Reproduce from the records below, with no pictures, exactly the lines between the one containing "Clone this chart in Chart.js." and the one containing "const yTitle = 'Total Drops';", inclusive.

────────────────────────────────────────

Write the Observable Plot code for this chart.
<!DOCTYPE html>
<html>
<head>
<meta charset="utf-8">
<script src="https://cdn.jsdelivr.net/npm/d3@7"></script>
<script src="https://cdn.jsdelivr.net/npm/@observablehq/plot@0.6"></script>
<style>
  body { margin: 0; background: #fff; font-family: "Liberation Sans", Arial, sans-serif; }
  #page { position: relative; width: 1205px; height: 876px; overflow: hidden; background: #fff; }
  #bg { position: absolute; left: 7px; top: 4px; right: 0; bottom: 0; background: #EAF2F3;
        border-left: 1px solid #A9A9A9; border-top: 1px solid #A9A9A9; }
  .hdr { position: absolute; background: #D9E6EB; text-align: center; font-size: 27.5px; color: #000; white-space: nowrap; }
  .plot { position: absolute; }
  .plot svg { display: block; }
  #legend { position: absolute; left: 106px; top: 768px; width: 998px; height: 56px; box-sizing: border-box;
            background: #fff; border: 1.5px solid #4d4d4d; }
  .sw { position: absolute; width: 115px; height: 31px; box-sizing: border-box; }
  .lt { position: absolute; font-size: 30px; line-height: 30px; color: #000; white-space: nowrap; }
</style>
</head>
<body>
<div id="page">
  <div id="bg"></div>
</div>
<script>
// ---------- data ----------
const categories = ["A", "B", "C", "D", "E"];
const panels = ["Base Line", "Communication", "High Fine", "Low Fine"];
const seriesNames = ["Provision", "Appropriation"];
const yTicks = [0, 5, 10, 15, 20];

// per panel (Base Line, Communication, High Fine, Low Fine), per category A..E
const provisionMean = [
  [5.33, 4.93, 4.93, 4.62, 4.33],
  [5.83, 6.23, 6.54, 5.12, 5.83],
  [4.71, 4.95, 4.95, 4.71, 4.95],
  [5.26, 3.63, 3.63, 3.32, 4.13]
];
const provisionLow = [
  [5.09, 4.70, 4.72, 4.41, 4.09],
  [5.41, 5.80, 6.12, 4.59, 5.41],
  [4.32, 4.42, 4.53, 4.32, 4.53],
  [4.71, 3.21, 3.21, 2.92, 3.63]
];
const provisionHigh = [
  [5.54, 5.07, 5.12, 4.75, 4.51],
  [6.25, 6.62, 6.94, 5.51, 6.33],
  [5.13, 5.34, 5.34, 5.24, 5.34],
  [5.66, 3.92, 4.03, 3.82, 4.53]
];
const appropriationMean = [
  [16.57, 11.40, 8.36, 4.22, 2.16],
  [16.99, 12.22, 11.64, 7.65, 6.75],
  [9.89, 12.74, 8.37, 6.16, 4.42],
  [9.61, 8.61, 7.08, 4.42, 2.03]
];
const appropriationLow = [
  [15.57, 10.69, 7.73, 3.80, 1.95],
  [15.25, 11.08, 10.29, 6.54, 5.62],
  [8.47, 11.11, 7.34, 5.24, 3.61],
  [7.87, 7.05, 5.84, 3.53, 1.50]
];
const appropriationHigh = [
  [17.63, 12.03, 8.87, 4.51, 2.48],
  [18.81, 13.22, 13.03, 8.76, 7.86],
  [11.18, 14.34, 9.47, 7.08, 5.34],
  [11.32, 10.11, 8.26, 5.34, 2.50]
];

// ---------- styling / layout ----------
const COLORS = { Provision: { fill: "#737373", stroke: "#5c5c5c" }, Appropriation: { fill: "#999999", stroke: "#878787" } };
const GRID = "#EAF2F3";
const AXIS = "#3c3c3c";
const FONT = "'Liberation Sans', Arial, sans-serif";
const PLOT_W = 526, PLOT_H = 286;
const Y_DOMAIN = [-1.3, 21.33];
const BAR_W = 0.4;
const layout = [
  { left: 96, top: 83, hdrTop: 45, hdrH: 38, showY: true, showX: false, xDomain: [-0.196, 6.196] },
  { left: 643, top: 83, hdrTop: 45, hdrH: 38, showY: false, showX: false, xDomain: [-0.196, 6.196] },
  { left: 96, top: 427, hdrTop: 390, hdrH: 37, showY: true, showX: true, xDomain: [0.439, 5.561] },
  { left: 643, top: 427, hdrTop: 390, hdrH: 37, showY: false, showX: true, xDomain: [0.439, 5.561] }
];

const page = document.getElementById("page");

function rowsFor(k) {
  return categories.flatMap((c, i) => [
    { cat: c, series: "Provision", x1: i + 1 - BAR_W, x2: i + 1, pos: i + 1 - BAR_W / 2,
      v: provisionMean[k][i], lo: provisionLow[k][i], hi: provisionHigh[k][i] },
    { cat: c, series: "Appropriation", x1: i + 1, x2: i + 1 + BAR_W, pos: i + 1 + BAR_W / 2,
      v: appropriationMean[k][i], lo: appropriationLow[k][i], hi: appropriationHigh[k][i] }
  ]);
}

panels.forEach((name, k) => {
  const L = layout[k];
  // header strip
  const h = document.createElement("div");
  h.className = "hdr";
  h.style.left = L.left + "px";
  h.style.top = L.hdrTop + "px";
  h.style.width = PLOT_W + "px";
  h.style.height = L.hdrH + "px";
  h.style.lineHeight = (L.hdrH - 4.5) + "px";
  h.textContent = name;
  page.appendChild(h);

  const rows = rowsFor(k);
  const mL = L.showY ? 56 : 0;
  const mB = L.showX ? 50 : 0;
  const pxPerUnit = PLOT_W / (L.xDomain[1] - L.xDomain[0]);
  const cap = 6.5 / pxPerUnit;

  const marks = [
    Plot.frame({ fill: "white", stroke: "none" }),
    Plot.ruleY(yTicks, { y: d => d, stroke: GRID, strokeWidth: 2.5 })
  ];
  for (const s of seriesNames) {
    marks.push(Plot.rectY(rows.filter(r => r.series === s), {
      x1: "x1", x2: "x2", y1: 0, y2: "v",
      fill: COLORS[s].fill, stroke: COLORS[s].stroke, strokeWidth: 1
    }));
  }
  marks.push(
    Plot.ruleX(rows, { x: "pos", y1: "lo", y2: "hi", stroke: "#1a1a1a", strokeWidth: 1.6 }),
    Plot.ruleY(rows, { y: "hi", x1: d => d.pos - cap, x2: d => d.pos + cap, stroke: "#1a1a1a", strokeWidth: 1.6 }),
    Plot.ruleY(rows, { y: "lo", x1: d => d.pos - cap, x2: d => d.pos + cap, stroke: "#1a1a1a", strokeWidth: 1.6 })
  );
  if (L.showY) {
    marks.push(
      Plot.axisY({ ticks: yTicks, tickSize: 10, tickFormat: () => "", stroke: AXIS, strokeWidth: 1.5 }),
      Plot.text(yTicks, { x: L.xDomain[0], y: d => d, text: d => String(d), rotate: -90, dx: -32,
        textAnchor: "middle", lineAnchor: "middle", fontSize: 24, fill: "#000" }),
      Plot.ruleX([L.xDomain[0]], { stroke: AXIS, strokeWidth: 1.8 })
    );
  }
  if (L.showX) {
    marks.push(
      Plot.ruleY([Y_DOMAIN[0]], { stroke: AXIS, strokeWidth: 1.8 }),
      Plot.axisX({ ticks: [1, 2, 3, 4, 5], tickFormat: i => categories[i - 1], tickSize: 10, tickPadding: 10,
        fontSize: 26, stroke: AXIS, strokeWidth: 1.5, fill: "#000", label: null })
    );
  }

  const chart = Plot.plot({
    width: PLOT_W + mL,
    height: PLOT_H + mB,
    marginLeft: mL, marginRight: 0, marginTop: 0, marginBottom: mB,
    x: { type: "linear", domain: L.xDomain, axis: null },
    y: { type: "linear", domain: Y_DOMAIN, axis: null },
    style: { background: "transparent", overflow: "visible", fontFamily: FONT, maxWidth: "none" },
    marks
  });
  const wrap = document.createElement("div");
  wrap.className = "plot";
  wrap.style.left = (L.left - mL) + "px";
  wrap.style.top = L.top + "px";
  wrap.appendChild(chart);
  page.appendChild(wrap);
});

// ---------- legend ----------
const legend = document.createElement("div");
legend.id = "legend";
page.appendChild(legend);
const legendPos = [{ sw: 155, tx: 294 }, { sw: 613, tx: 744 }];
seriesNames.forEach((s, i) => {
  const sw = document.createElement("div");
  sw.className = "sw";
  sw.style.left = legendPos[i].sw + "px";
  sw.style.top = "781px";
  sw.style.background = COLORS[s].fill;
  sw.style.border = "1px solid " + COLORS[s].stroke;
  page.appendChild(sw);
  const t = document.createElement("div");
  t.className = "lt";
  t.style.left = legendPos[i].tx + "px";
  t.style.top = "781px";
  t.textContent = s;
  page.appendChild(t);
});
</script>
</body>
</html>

────────────────────────────────────────

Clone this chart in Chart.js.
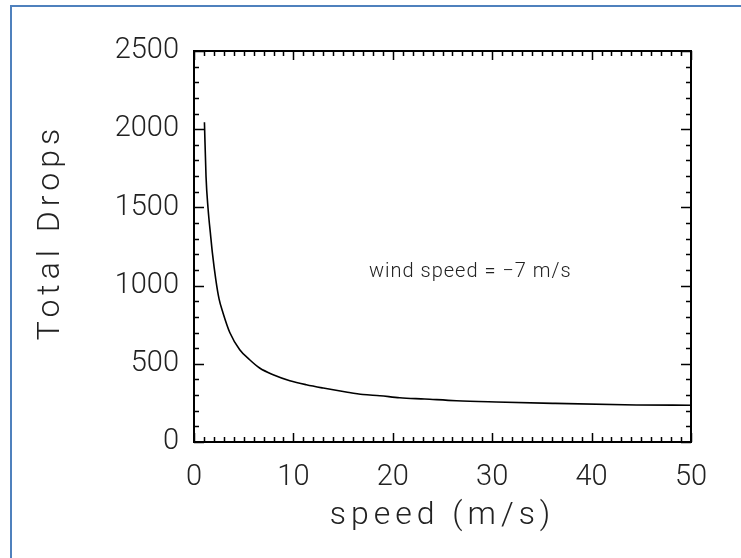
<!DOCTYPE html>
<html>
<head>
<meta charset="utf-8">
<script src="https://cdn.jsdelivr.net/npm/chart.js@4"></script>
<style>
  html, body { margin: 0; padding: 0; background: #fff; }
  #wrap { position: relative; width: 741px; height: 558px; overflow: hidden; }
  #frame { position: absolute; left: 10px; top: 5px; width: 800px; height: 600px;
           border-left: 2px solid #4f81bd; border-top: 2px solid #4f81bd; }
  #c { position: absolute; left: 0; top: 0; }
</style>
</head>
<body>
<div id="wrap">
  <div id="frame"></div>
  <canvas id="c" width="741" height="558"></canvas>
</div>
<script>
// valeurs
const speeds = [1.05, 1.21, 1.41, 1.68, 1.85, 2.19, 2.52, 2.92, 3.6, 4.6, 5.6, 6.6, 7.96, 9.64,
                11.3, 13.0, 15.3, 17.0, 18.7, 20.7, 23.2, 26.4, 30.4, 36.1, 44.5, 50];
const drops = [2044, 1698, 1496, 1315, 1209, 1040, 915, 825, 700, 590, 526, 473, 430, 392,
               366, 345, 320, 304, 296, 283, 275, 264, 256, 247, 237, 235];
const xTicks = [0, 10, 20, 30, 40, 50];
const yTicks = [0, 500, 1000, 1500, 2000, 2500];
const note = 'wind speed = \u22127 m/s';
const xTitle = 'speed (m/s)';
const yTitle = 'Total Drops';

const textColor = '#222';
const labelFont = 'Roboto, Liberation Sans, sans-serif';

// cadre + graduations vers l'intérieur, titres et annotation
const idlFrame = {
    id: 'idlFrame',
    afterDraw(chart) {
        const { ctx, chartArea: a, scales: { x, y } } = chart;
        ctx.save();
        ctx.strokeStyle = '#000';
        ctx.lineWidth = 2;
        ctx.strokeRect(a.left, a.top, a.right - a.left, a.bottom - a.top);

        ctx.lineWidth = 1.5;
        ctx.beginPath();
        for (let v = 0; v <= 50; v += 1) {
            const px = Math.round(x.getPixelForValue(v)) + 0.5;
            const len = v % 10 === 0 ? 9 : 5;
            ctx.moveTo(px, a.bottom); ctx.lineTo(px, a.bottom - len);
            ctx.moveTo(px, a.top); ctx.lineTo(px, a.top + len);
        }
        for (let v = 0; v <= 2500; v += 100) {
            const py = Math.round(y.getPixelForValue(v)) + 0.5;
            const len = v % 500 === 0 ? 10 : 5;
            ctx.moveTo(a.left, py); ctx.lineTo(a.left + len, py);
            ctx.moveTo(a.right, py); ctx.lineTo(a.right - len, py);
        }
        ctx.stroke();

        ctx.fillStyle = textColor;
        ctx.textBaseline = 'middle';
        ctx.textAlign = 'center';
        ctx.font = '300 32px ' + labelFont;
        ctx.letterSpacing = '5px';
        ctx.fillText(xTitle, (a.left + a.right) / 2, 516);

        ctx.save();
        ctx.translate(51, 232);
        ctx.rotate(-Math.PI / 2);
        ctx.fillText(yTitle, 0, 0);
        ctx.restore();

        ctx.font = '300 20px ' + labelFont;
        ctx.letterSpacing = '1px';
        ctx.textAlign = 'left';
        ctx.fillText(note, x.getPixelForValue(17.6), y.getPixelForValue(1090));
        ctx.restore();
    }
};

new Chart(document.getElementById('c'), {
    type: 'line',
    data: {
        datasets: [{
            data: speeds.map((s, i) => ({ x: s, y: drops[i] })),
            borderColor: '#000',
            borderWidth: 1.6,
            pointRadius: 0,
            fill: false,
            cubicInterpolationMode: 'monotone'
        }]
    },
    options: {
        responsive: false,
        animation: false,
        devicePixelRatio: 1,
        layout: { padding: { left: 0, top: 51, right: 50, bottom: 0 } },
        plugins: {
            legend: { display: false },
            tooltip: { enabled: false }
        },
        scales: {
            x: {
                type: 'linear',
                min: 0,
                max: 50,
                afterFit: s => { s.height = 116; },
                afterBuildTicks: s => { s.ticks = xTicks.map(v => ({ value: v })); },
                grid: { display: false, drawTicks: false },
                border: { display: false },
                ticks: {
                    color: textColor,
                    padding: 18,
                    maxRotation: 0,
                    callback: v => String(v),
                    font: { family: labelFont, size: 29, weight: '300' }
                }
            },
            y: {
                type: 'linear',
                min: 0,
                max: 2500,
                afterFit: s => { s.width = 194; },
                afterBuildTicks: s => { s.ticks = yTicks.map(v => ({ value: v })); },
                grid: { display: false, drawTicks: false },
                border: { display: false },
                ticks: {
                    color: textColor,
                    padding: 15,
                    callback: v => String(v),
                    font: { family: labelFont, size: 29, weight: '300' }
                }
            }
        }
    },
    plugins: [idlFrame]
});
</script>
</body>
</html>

────────────────────────────────────────

IN RESPONSE >>
Clone this chart in Chart.js.
<!DOCTYPE html>
<html>
<head>
<meta charset="utf-8">
<script src="https://cdn.jsdelivr.net/npm/chart.js@4"></script>
<style>
  html, body { margin: 0; padding: 0; background: #fff; }
  #wrap { position: relative; width: 741px; height: 558px; overflow: hidden; }
  #frame { position: absolute; left: 10px; top: 5px; width: 800px; height: 600px;
           border-left: 2px solid #4f81bd; border-top: 2px solid #4f81bd; }
  #c { position: absolute; left: 0; top: 0; }
</style>
</head>
<body>
<div id="wrap">
  <div id="frame"></div>
  <canvas id="c" width="741" height="558"></canvas>
</div>
<script>
// valeurs
const speeds = [1.05, 1.21, 1.41, 1.68, 1.85, 2.19, 2.52, 2.92, 3.6, 4.6, 5.6, 6.6, 7.96, 9.64,
                11.3, 13.0, 15.3, 17.0, 18.7, 20.7, 23.2, 26.4, 30.4, 36.1, 44.5, 50];
const drops = [2044, 1698, 1496, 1315, 1209, 1040, 915, 825, 700, 590, 526, 473, 430, 392,
               366, 345, 320, 304, 296, 283, 275, 264, 256, 247, 237, 235];
const xTicks = [0, 10, 20, 30, 40, 50];
const yTicks = [0, 500, 1000, 1500, 2000, 2500];
const note = 'wind speed = \u22127 m/s';
const xTitle = 'speed (m/s)';
const yTitle = 'Total Drops';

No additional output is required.